(Problem to work on): Repeat each line of the material below exactly as it appears, minus any pictures.

(Provided data):
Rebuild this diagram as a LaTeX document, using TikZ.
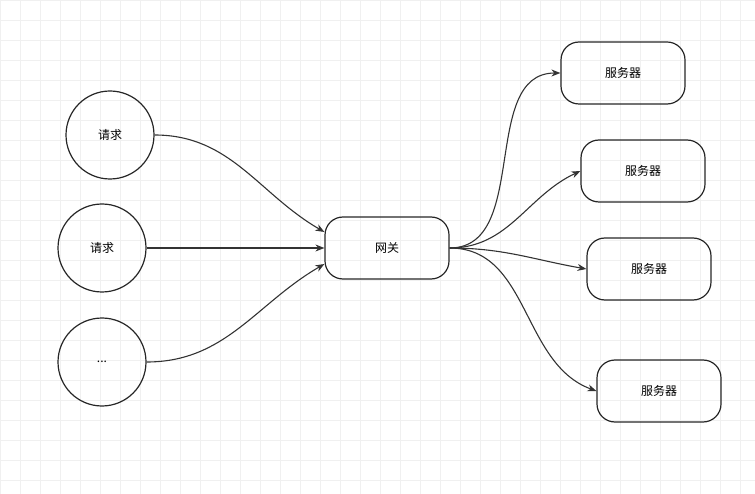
\documentclass[tikz,border=0pt]{standalone}
\usepackage{fontspec}
\setmainfont{Noto Sans CJK SC}
\usetikzlibrary{arrows.meta}
\tikzset{
  req/.style={draw=black!85,line width=1.2pt,circle,minimum size=88pt,inner sep=0pt,font=\fontsize{12}{14}\selectfont},
  box/.style={draw=black!85,line width=1.2pt,rounded corners=18pt,minimum width=124pt,minimum height=62pt,font=\fontsize{12}{14}\selectfont},
  link/.style={draw=black!80,line width=1.1pt,-{Stealth[length=9pt,width=7pt]}}
}
\begin{document}
\begin{tikzpicture}[x=1pt,y=-1pt]
  \useasboundingbox (0,0) rectangle (755,494);
  % background grid
  \draw[black!6,line width=0.6pt] (0,0) grid[step=20pt] (755,494);
  \node[req] (r1) at (110,135) {请求};
  \node[req] (r2) at (102,248) {请求};
  \node[req] (r3) at (102,362) {...};
  \node[box] (gw) at (387,248) {网关};
  \node[box] (s1) at (623,73) {服务器};
  \node[box] (s2) at (643,171) {服务器};
  \node[box] (s3) at (649,269) {服务器};
  \node[box] (s4) at (659,391) {服务器};
  \draw[link] (r1.east) to[out=0,in=150] ([yshift=16pt]gw.west);
  \draw[link] (r2.east) -- (gw.west);
  \draw[link] (r3.east) to[out=0,in=210] ([yshift=-16pt]gw.west);
  \draw[link] (gw.east) to[out=0,in=180] (s1.west);
  \draw[link] (gw.east) to[out=0,in=205] (s2.west);
  \draw[link] (gw.east) to[out=0,in=170] (s3.west);
  \draw[link] (gw.east) to[out=0,in=160] (s4.west);
\end{tikzpicture}
\end{document}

(Finished answer):
Rebuild this diagram as a LaTeX document, using TikZ.
\documentclass[tikz,border=0pt]{standalone}
\usepackage{fontspec}
\setmainfont{Noto Sans CJK SC}
\usetikzlibrary{arrows.meta}
\tikzset{
  req/.style={draw=black!85,line width=1.2pt,circle,minimum size=88pt,inner sep=0pt,font=\fontsize{12}{14}\selectfont},
  box/.style={draw=black!85,line width=1.2pt,rounded corners=18pt,minimum width=124pt,minimum height=62pt,font=\fontsize{12}{14}\selectfont},
  link/.style={draw=black!80,line width=1.1pt,-{Stealth[length=9pt,width=7pt]}}
}
\begin{document}
\begin{tikzpicture}[x=1pt,y=-1pt]
  \useasboundingbox (0,0) rectangle (755,494);
  % background grid
  \draw[black!6,line width=0.6pt] (0,0) grid[step=20pt] (755,494);
  \node[req] (r1) at (110,135) {请求};
  \node[req] (r2) at (102,248) {请求};
  \node[req] (r3) at (102,362) {...};
  \node[box] (gw) at (387,248) {网关};
  \node[box] (s1) at (623,73) {服务器};
  \node[box] (s2) at (643,171) {服务器};
  \node[box] (s3) at (649,269) {服务器};
  \node[box] (s4) at (659,391) {服务器};
  \draw[link] (r1.east) to[out=0,in=150] ([yshift=16pt]gw.west);
  \draw[link] (r2.east) -- (gw.west);
  \draw[link] (r3.east) to[out=0,in=210] ([yshift=-16pt]gw.west);
  \draw[link] (gw.east) to[out=0,in=180] (s1.west);
  \draw[link] (gw.east) to[out=0,in=205] (s2.west);
  \draw[link] (gw.east) to[out=0,in=170] (s3.west);
  \draw[link] (gw.east) to[out=0,in=160] (s4.west);
\end{tikzpicture}
\end{document}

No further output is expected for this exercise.